- **Task statement**:
Extract the lines of the material below, beginning with the first and ending with the line that holds "(camera) at (870,456)". Skip every picture.
--------------------------------------------------
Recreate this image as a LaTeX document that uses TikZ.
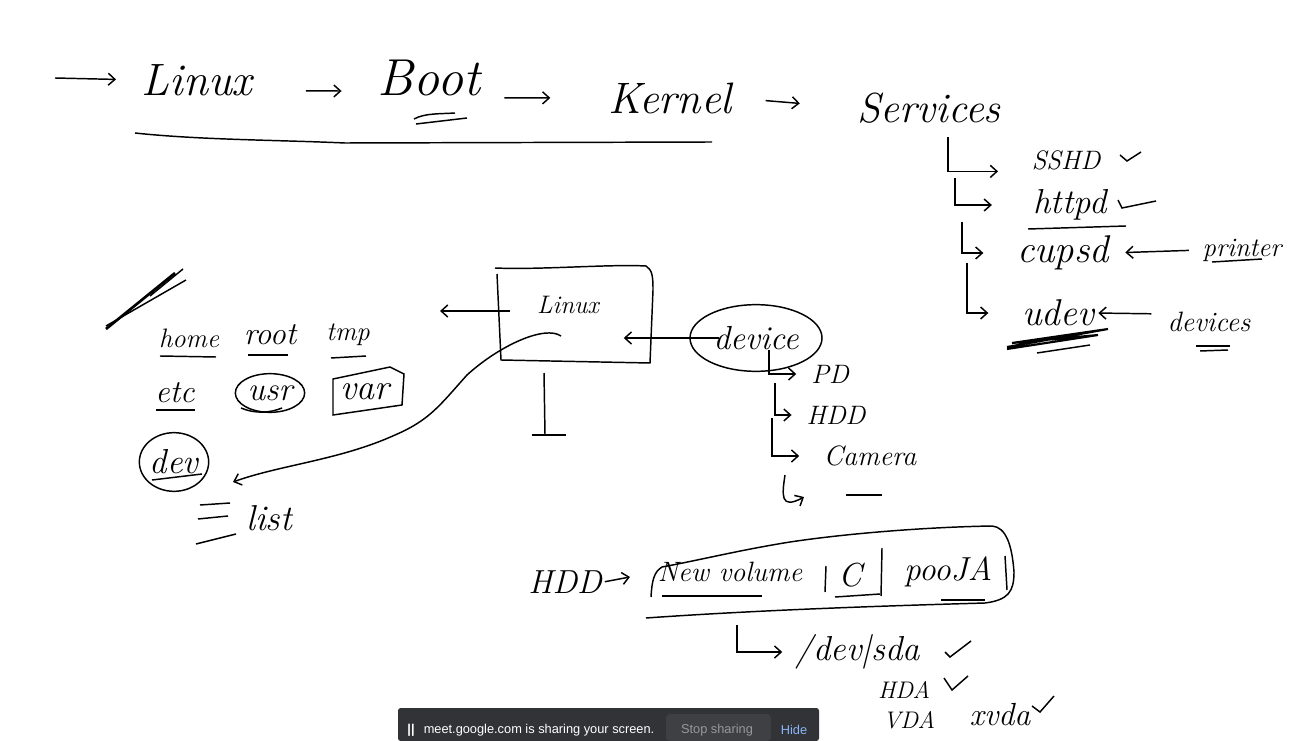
\documentclass[tikz,border=0pt]{standalone}
\usepackage{fontspec}
\newfontfamily\barfont{Liberation Sans}
\usetikzlibrary{shapes.geometric,arrows.meta}
\definecolor{barbg}{RGB}{50,51,54}
\definecolor{barbtn}{RGB}{63,64,67}
\definecolor{bargray}{RGB}{150,152,155}
\definecolor{barblue}{RGB}{138,180,248}
\tikzset{
  every picture/.style={line width=1.1pt},
  hand/.style={inner sep=0.75pt,font=\itshape\fontsize{#1}{#1}\selectfont},
  handarrow/.style={-{Straight Barb[length=5pt,width=9pt]},line width=1.1pt},
  ring/.style={draw,ellipse,inner sep=0pt}
}

\begin{document}
\begin{tikzpicture}[x=0.75pt,y=0.75pt,yscale=-1,xscale=1]
\useasboundingbox (0,0) rectangle (1301,741);

% Text Node
\node[hand=34] (linuxtitle) at (197,80) {Linux};
\node[hand=39] (boot) at (429,78) {Boot};
\node[hand=33] (kernel) at (670,98) {Kernel};
\node[hand=31.5] (services) at (929,108) {Services};
\node[hand=20] (sshd) at (1066,160) {SSHD};
\node[hand=26] (httpd) at (1070,205) {httpd};
\node[hand=29] (cupsd) at (1063,253) {cupsd};
\node[hand=28] (udev) at (1058,313) {udev};
\node[hand=20] (printer) at (1242,250) {printer};
\node[hand=21] (devices) at (1209,322) {devices};

\node[hand=19] (linuxsmall) at (568,305) {Linux};
\node[hand=25,ring,minimum width=99pt,minimum height=50pt] (device) at (756,338) {device};
\node[hand=20] (pd) at (830,374) {PD};
\node[hand=20] (hdd) at (836,415) {HDD};
\node[hand=21] (camera) at (870,456) {Camera};

\node[hand=20] (home) at (189,338) {home};
\node[hand=24] (root) at (270,335) {root};
\node[hand=20] (tmp) at (348,335) {tmp};
\node[hand=24] (etc) at (175,393) {etc};
\node[hand=25,ring,minimum width=52pt,minimum height=29pt] (usr) at (270,393) {usr};
\node[hand=27] (var) at (365,392) {var};
\node[hand=26,ring,minimum width=52pt,minimum height=44pt] (dev) at (174,462) {dev};
\node[hand=27] (list) at (269,518) {list};

\node[hand=25] (hddmain) at (565,582) {HDD};
\node[hand=21] (volume) at (730,572) {New volume};
\node[hand=25] (cdrive) at (850,575) {C};
\node[hand=25] (pooja) at (948,572) {pooJA};
\node[hand=26] (sda) at (858,652) {/dev|sda};
\node[hand=18] (hda) at (904,690) {HDA};
\node[hand=18] (vda) at (909,720) {VDA};
\node[hand=24] (xvda) at (1000,715) {xvda};

% Linux box, only the anchors of it
\node[minimum width=116pt,minimum height=72pt,inner sep=0pt] (rootbox) at (575,315) {};

%Free ends
\coordinate (startin) at (55,78);
\coordinate (svcone) at (948,137);
\coordinate (svctwo) at (955,178);
\coordinate (svcthree) at (962,222);
\coordinate (svcfour) at (967,263);
\coordinate (devone) at (769,350);
\coordinate (devtwo) at (775,383);
\coordinate (devthree) at (772,418);
\coordinate (devfour) at (785,475);
\coordinate (devfourend) at (804,497);
\coordinate (voldown) at (737,625);
\coordinate (leftout) at (440,311);
\coordinate (inside) at (561,336);
\coordinate (listtip) at (233,482);
\coordinate (standtop) at (544,373);
\coordinate (standfoot) at (545,435);

%Top chain
\draw[handarrow,shorten >=18pt] (startin) -- (linuxtitle.west);
\draw[handarrow,shorten <=39pt,shorten >=26pt] ([yshift=-5pt]linuxtitle.south east) -- ([yshift=-5pt]boot.south west);
\draw[handarrow,shorten <=17pt,shorten >=42pt] (boot.south east) -- (kernel.west);
\draw[handarrow,shorten <=24pt,shorten >=42pt] (kernel.east) -- (services.west);

%Services list
\draw[handarrow,shorten >=24pt] (svcone) |- (sshd.south west);
\draw[handarrow,shorten >=30pt] (svctwo) |- (httpd.west);
\draw[handarrow,shorten >=24pt] (svcthree) |- (cupsd.west);
\draw[handarrow,shorten >=24pt] (svcfour) |- (udev.west);
\draw[handarrow,shorten <=9pt,shorten >=11pt] (printer.west) -- (cupsd.east);
\draw[handarrow,shorten <=11pt,shorten >=2pt] ([yshift=-6pt]devices.west) -- (udev.east);

%Device list
\draw[handarrow,shorten >=10pt] (devone) |- (pd.west);
\draw[handarrow,shorten >=10pt] (devtwo) |- (hdd.west);
\draw[handarrow,shorten >=17pt] (devthree) |- (camera.west);
\draw[handarrow] (devfour) .. controls (782,495) and (780,510) .. (devfourend);
\draw[handarrow,shorten <=-22pt,shorten >=-22pt] (device.west) -- (rootbox.east |- device.west);

%Linux box arrows
\draw[handarrow] ([xshift=10pt,yshift=-3pt]rootbox.west) -- (leftout);
\draw[handarrow] (inside) .. controls (545,325) and (500,345) .. (467,375) .. controls (440,405) and (430,420) .. (395,435) .. controls (340,460) and (280,465) .. (listtip);
\draw (standtop) -- (standfoot);
\draw ([xshift=-10pt]standfoot) -- ([xshift=16pt]standfoot);

%Volume
\draw[handarrow,shorten <=1pt,shorten >=20pt] (hddmain.east) -- (volume.west);
\draw[handarrow,shorten >=9pt] (voldown) |- (sda.west);

%Shape: rough outline of the Linux box
\draw (495,268) .. controls (540,270) and (610,264) .. (646,266) .. controls (652,270) and (653,275) .. (653,290) -- (650,363) -- (501,360) -- (497,274);
%Shape: var box
\draw (333,379) -- (390,367) -- (404,374) -- (402,405) -- (333,415) -- cycle;
%Shape: volume outline
\draw (651,597) .. controls (652,580) and (654,572) .. (662,567) .. controls (700,560) and (740,550) .. (790,542) .. controls (850,533) and (930,527) .. (992,526) .. controls (1006,527) and (1012,545) .. (1014,572) .. controls (1014,592) and (1008,600) .. (985,603) .. controls (880,606) and (760,610) .. (646,618);
%Volume dividers
\draw (826,566) -- (825,592);
\draw (882,548) -- (881,596);
\draw (1005,556) -- (1007,590);

%Underlines
\draw (135,133) .. controls (200,140) and (280,140) .. (345,143) -- (712,142);
\draw (414,119) .. controls (425,113) and (440,114) .. (455,113);
\draw (416,124) -- (467,118);
\draw (1028,229) -- (1126,226);
\draw (1212,262) -- (1262,259);
\draw (1196,346) -- (1230,346);
\draw (1200,351) -- (1228,350);
\draw (160,356) -- (216,357);
\draw (248,355) -- (288,355);
\draw (331,358) -- (366,356);
\draw (156,410) -- (195,410);
\draw (152,480) -- (202,474);
\draw (241,408) .. controls (255,414) and (270,413) .. (282,408);
\draw (662,596) -- (762,596);
\draw (835,597) -- (880,594);
\draw (941,600) -- (985,600);
\draw (200,505) -- (230,503);
\draw (198,519) -- (228,516);
\draw (196,544) -- (236,534);
\draw (846,495) -- (882,495);
%Scribbles
\draw[line width=1.6pt] (1007,347) -- (1108,329) -- (1012,343) -- (1098,335) -- (1007,349);
\draw (1037,353) -- (1090,345);
\draw[line width=2pt] (106,329) -- (175,273);
\draw (106,326) -- (186,280);
\draw (150,296) -- (183,269);

%Ticks
\draw (1120,155) -- (1127,161) -- (1141,152);
\draw (1118,200) -- (1122,208) -- (1156,201);
\draw (945,652) -- (950,657) -- (971,641);
\draw (944,678) -- (952,690) -- (968,676);
\draw (1032,706) -- (1040,712) -- (1054,696);

%Sharing bar
\fill[barbg,rounded corners=2] (398,741) -- (398,708) -- (819,708) -- (819,741) -- cycle;
\fill[barbtn,rounded corners=3] (666,714) rectangle (771,741);
\node[text=white,font=\barfont\fontsize{9.6}{11}\selectfont,inner sep=0pt] (sharetext) at (539,730) {meet.google.com is sharing your screen.};
\node[text=white,font=\barfont\fontsize{9.6}{11}\selectfont\bfseries,inner sep=0pt] (pausebars) at (411,730) {||};
\node[text=bargray,font=\barfont\fontsize{9.6}{11}\selectfont,inner sep=0pt] (stopshare) at (717,730) {Stop sharing};
\node[text=barblue,font=\barfont\fontsize{9.6}{11}\selectfont,inner sep=0pt] (hidebar) at (794,730) {Hide};

\end{tikzpicture}
\end{document}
--------------------------------------------------
- **Result for this exercise**:
Recreate this image as a LaTeX document that uses TikZ.
\documentclass[tikz,border=0pt]{standalone}
\usepackage{fontspec}
\newfontfamily\barfont{Liberation Sans}
\usetikzlibrary{shapes.geometric,arrows.meta}
\definecolor{barbg}{RGB}{50,51,54}
\definecolor{barbtn}{RGB}{63,64,67}
\definecolor{bargray}{RGB}{150,152,155}
\definecolor{barblue}{RGB}{138,180,248}
\tikzset{
  every picture/.style={line width=1.1pt},
  hand/.style={inner sep=0.75pt,font=\itshape\fontsize{#1}{#1}\selectfont},
  handarrow/.style={-{Straight Barb[length=5pt,width=9pt]},line width=1.1pt},
  ring/.style={draw,ellipse,inner sep=0pt}
}

\begin{document}
\begin{tikzpicture}[x=0.75pt,y=0.75pt,yscale=-1,xscale=1]
\useasboundingbox (0,0) rectangle (1301,741);

% Text Node
\node[hand=34] (linuxtitle) at (197,80) {Linux};
\node[hand=39] (boot) at (429,78) {Boot};
\node[hand=33] (kernel) at (670,98) {Kernel};
\node[hand=31.5] (services) at (929,108) {Services};
\node[hand=20] (sshd) at (1066,160) {SSHD};
\node[hand=26] (httpd) at (1070,205) {httpd};
\node[hand=29] (cupsd) at (1063,253) {cupsd};
\node[hand=28] (udev) at (1058,313) {udev};
\node[hand=20] (printer) at (1242,250) {printer};
\node[hand=21] (devices) at (1209,322) {devices};

\node[hand=19] (linuxsmall) at (568,305) {Linux};
\node[hand=25,ring,minimum width=99pt,minimum height=50pt] (device) at (756,338) {device};
\node[hand=20] (pd) at (830,374) {PD};
\node[hand=20] (hdd) at (836,415) {HDD};
\node[hand=21] (camera) at (870,456) {Camera};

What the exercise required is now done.